Winter quarter 2022, Dr. Emily Thuma taught the PPPA seminar class (TPOLS 480) on the theme of Policing and Imprisonment in the United States. The TPOLS 480 seminar class is a requirement for all majors within the Division of Politics Philosophy and Public Affairs. Students take a quarter-long seminar based on an in-depth topic and then write a final indepth research paper. In March, Dr Thuma’s students presented their research to a group of UWT faculty and students. Two notable papers were those of Andre Jimenez and Selena Caldera.

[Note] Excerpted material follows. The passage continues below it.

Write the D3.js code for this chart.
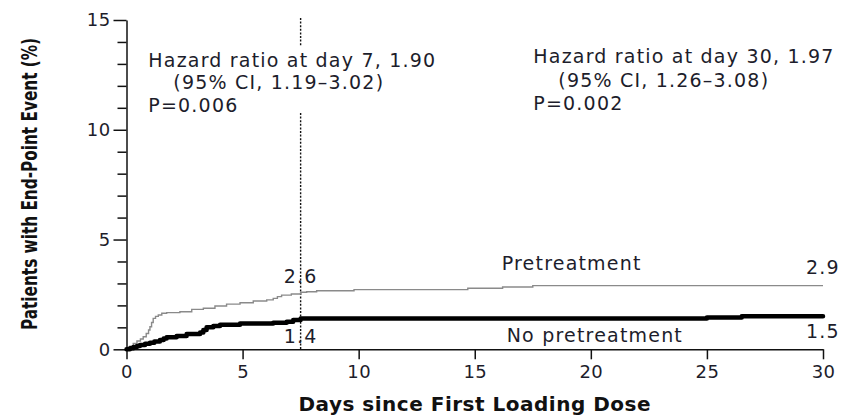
<!DOCTYPE html>
<html>
<head>
<meta charset="utf-8">
<script src="https://cdn.jsdelivr.net/npm/d3@7"></script>
<style>
  html, body { margin: 0; padding: 0; background: #fff; }
  svg { display: block; }
  .lbl { font-family: "DejaVu Sans", sans-serif; font-size: 19px; letter-spacing: 1.2px; fill: #1d1d2b; }
  .tick text { font-family: "DejaVu Sans", sans-serif; font-size: 18px; letter-spacing: 0.4px; fill: #1d1d2b; }
</style>
</head>
<body>
<svg id="chart" width="841" height="418"></svg>
<script>
// Kaplan-Meier cumulative incidence (%) by day since first loading dose
const pretreatDays   = [0, 0.15, 0.29, 0.45, 0.60, 0.72, 0.85, 0.95, 1.01, 1.08, 1.15, 1.25, 1.37, 1.52, 1.73, 2.30, 2.81, 3.31, 3.81, 4.31, 4.89, 5.46, 6.04, 6.32, 6.50, 6.68, 7.10, 7.50, 7.76, 8.19, 9.80, 14.7, 16.2, 17.5, 30];
const pretreatPct    = [0, 0.14, 0.27, 0.38, 0.47, 0.57, 0.72, 0.88, 1.03, 1.22, 1.41, 1.50, 1.56, 1.64, 1.67, 1.71, 1.82, 1.87, 1.97, 2.06, 2.12, 2.20, 2.25, 2.32, 2.40, 2.47, 2.52, 2.60, 2.62, 2.67, 2.72, 2.78, 2.84, 2.90, 2.90];
const noPretreatDays = [0, 0.15, 0.30, 0.45, 0.58, 0.80, 1.01, 1.20, 1.44, 1.60, 1.73, 2.16, 2.59, 3.17, 3.31, 3.45, 3.74, 4.03, 4.89, 6.32, 6.90, 7.18, 7.50, 25.0, 26.5, 30];
const noPretreatPct  = [0, 0.05, 0.10, 0.15, 0.20, 0.25, 0.30, 0.36, 0.42, 0.49, 0.55, 0.61, 0.70, 0.76, 0.88, 1.00, 1.06, 1.12, 1.18, 1.21, 1.26, 1.33, 1.40, 1.45, 1.50, 1.50];

const xTicks = [0, 5, 10, 15, 20, 25, 30];
const yTicks = [0, 5, 10, 15];
const yMinorTicks = [1, 2, 3, 4, 6, 7, 8, 9, 11, 12, 13, 14];
const landmarkDay = 7.5;

const hazard7  = ["Hazard ratio at day 7, 1.90", "(95% CI, 1.19\u20133.02)", "P=0.006"];
const hazard30 = ["Hazard ratio at day 30, 1.97", "(95% CI, 1.26\u20133.08)", "P=0.002"];

const svg = d3.select("#chart");
const x = d3.scaleLinear().domain([0, 30]).range([126.5, 823]);
const y = d3.scaleLinear().domain([0, 15]).range([349.3, 20]);

// axes
const ax = svg.append("g").attr("transform", `translate(0,${y(0)})`)
  .call(d3.axisBottom(x).tickValues(xTicks).tickSize(10).tickSizeOuter(0).tickPadding(6));
const ay = svg.append("g").attr("transform", `translate(${x(0)},0)`)
  .call(d3.axisLeft(y).tickValues(yTicks).tickSize(13).tickSizeOuter(0).tickPadding(3));
const ayMinor = svg.append("g").attr("transform", `translate(${x(0)},0)`)
  .call(d3.axisLeft(y).tickValues(yMinorTicks).tickSize(9).tickSizeOuter(0).tickFormat(""));
ayMinor.select(".domain").remove();
[ax, ay, ayMinor].forEach(g => {
  g.selectAll("path, line").attr("stroke", "#111").attr("stroke-width", 1.5);
});

// landmark line at day 7.5, interrupted by the annotation block
const lm = svg.append("g").attr("stroke", "#111").attr("stroke-width", 1.4).attr("stroke-dasharray", "2,1.6");
lm.append("line").attr("x1", x(landmarkDay)).attr("x2", x(landmarkDay)).attr("y1", y(15) - 2).attr("y2", 46);
lm.append("line").attr("x1", x(landmarkDay)).attr("x2", x(landmarkDay)).attr("y1", 113).attr("y2", y(0));

// curves
const line = d3.line().x(d => x(d[0])).y(d => y(d[1])).curve(d3.curveStepAfter);
svg.append("path").datum(d3.zip(pretreatDays, pretreatPct))
  .attr("d", line).attr("fill", "none").attr("stroke", "#8a8a8a").attr("stroke-width", 1.4);
svg.append("path").datum(d3.zip(noPretreatDays, noPretreatPct))
  .attr("d", line).attr("fill", "none").attr("stroke", "#000").attr("stroke-width", 4.5)
  .attr("stroke-linecap", "round").attr("stroke-linejoin", "round");

// value labels
function valueAt(days, pct, d) { return pct[d3.bisectRight(days, d) - 1]; }
const lbl = (tx, ty, s, anchor) => svg.append("text").attr("class", "lbl")
  .attr("x", tx).attr("y", ty).attr("text-anchor", anchor || "start").text(s);

lbl(x(landmarkDay), y(valueAt(pretreatDays, pretreatPct, landmarkDay)) - 9, valueAt(pretreatDays, pretreatPct, landmarkDay).toFixed(1), "middle");
lbl(x(landmarkDay), y(valueAt(noPretreatDays, noPretreatPct, landmarkDay)) + 24, valueAt(noPretreatDays, noPretreatPct, landmarkDay).toFixed(1), "middle");
lbl(x(30), y(pretreatPct[pretreatPct.length - 1]) - 12, pretreatPct[pretreatPct.length - 1].toFixed(1), "middle");
lbl(x(30), y(noPretreatPct[noPretreatPct.length - 1]) + 22, noPretreatPct[noPretreatPct.length - 1].toFixed(1), "middle");
lbl(501.7, 270, "Pretreatment");
lbl(506.7, 341.7, "No pretreatment");

// hazard ratio annotations
const indents = [0, 25, 0];
hazard7.forEach((s, i) => lbl(148.3 + indents[i], 66.7 + i * 22.5, s));
hazard30.forEach((s, i) => lbl(533.3 + indents[i], 63.3 + i * 23.3, s));

// axis titles (y title drawn in a condensed face, stretched slightly across its baseline)
svg.append("text").attr("transform", "translate(37,184) rotate(-90) scale(1,1.2)")
  .attr("text-anchor", "middle")
  .style("font-family", '"DejaVu Sans Condensed", "DejaVu Sans", sans-serif')
  .style("font-weight", "bold").style("font-size", "17px").style("fill", "#111")
  .text("Patients with End-Point Event (%)");
svg.append("text").attr("x", (x(0) + x(30)) / 2).attr("y", 411)
  .attr("text-anchor", "middle")
  .style("font-family", '"DejaVu Sans", sans-serif')
  .style("font-weight", "bold").style("font-size", "20px").style("letter-spacing", "0.5px").style("fill", "#111")
  .text("Days since First Loading Dose");
</script>
</body>
</html>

Andre Jimenez presented his research entitled, “Freedom Isn’t Free: Why Pierce County Needs to Move Beyond a Cash Bail System”. Andre explores the “Impacts of cash bail and the changes we must make to move forward as a community” Demonstrating how the cash bail system undermines our principles of “innocent until proven guilty,” Andre writes, “The cash bail system as it currently stands in Pierce County criminalizes poverty, while simultaneously exacerbating racial inequities and unnecessarily puts our community at risk. Under this current system, both community members, accused individuals and their families face extreme social and economic consequences to uphold our pretrial detention system.” Andre was awarded the Mary Gates Leadership Scholarship to pursue working with Pierce County Councilmembers and relevant community stakeholders to begin building consensus to abolish cash bail in Pierce County.

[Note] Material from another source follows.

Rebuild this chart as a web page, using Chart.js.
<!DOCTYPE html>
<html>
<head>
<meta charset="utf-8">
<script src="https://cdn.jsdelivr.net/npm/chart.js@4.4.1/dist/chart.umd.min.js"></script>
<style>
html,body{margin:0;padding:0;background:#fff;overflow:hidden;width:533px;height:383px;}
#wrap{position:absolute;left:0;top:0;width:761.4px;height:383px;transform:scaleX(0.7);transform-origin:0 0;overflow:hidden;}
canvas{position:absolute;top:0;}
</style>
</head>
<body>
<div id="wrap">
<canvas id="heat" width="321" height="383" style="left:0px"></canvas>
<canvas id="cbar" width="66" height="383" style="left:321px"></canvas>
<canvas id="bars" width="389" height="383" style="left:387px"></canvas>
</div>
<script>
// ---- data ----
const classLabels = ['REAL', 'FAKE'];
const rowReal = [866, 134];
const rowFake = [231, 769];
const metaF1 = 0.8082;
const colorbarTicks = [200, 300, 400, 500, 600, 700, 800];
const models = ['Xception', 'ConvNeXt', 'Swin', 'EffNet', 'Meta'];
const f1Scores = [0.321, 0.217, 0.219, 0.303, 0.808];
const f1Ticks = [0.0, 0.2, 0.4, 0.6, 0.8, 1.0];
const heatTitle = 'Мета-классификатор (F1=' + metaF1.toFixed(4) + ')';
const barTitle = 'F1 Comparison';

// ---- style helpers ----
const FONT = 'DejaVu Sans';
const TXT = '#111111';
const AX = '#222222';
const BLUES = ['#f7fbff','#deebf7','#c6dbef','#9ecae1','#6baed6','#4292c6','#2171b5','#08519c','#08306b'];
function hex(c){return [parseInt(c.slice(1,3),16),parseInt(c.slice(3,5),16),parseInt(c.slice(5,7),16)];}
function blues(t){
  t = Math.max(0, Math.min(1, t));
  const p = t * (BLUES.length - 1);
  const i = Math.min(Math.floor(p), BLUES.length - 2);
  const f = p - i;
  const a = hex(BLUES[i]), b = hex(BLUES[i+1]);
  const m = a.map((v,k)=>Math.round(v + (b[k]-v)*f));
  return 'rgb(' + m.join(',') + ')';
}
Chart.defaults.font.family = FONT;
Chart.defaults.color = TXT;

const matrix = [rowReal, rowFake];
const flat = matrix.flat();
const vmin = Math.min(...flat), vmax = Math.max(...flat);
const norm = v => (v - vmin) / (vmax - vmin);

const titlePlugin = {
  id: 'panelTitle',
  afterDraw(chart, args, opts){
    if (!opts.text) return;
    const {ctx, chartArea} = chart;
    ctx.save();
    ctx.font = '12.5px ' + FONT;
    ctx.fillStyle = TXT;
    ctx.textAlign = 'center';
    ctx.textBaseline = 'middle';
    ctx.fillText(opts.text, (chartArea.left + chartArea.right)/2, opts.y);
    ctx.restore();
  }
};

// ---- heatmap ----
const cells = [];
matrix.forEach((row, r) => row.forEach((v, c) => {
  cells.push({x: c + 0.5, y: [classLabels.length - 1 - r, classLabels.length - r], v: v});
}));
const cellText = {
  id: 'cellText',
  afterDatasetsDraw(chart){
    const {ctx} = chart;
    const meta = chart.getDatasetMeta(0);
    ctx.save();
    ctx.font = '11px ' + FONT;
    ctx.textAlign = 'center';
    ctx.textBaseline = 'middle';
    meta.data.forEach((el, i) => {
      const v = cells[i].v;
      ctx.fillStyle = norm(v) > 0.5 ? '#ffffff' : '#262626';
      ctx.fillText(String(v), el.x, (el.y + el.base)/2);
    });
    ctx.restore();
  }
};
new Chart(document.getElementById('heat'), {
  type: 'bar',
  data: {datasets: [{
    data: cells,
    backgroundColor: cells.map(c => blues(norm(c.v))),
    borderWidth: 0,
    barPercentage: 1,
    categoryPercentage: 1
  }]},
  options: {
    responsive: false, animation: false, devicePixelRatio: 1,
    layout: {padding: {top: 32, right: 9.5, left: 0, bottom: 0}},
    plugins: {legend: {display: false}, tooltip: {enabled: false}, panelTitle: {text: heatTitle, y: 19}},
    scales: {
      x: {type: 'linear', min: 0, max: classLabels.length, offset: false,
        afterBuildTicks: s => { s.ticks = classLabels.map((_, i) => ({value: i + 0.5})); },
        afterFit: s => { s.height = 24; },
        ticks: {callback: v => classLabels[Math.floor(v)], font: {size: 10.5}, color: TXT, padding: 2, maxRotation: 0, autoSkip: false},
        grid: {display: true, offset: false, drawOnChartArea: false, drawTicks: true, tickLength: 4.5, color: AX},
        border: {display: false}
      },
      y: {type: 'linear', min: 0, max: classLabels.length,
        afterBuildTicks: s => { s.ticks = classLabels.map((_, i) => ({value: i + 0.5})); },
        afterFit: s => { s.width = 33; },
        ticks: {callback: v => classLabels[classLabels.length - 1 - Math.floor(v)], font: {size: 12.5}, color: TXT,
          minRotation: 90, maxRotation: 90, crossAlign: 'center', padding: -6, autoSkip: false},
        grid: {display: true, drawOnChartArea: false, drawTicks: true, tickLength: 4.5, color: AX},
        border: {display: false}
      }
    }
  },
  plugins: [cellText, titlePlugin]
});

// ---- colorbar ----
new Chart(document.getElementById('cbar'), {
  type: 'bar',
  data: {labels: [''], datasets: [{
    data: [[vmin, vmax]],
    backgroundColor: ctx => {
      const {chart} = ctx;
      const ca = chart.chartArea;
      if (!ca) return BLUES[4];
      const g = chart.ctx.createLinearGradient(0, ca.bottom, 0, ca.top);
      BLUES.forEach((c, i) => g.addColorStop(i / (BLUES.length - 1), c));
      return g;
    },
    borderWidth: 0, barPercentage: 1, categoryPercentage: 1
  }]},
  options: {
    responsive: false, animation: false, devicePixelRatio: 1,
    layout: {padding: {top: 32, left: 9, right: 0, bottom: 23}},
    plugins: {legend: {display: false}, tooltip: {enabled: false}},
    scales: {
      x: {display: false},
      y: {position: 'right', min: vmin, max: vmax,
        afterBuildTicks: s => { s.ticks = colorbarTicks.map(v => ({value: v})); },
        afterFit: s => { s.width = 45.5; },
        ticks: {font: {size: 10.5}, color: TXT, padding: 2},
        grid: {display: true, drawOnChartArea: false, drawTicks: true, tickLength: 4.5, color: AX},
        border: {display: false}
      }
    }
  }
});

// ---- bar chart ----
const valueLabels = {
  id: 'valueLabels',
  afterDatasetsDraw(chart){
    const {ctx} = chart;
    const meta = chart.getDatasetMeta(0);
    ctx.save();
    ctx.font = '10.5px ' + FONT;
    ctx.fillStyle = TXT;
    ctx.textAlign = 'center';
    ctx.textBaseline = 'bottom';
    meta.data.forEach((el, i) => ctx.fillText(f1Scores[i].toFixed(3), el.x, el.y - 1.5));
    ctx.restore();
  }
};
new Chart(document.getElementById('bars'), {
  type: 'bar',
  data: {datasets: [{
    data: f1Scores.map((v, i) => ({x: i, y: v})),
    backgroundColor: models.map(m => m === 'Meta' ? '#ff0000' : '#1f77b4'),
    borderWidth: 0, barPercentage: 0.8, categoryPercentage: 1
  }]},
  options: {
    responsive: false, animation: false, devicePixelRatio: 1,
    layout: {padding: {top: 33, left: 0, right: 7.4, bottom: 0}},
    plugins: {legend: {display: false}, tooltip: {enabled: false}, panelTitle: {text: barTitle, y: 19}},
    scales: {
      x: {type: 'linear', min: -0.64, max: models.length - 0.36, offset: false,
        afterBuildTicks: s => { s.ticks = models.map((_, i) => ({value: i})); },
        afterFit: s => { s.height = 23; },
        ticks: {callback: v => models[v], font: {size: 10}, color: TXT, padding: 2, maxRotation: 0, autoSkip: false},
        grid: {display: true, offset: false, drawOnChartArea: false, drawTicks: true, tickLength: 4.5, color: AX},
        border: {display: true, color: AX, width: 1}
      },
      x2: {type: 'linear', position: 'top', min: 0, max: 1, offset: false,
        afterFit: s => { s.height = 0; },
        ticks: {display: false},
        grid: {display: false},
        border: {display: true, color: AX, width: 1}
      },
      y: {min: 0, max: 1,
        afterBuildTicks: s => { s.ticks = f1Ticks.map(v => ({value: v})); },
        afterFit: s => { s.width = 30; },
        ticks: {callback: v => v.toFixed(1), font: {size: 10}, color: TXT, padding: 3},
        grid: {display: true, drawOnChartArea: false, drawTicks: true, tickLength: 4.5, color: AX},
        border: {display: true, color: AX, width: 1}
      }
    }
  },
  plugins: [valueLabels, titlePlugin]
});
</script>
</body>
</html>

Drawing on her experiences as a veteran and work individuals suffering from PTSD, Selena Caldera studied the traumatic effects of incarceration. In her paper, “Carceral PTSDisaster: The Disparate Impact of Policing and Imprisonment on Racially Marginalized People with Trauma-Related Disability,” she asked, “How are marginalized individuals more susceptible to trauma and subsequent disability? How are individuals with post-traumatic stress disorder more susceptible to policing? How does their disability affect the likelihood and length of their sentencing to prison? How does prison
create and exacerbate trauma-related disabilities? And to what extent can we hold the system itself accountable for these harms?” Selena is preparing for law school in the fall and hopes to use her research to raise awareness about the relationship between trauma and incarceration and how our current policing and carceral practices serve to exacerbate PTSD symptoms.
Thank you to Selena and Andre for their fantastic research, and Prof. Thuma for an engaging capstone class!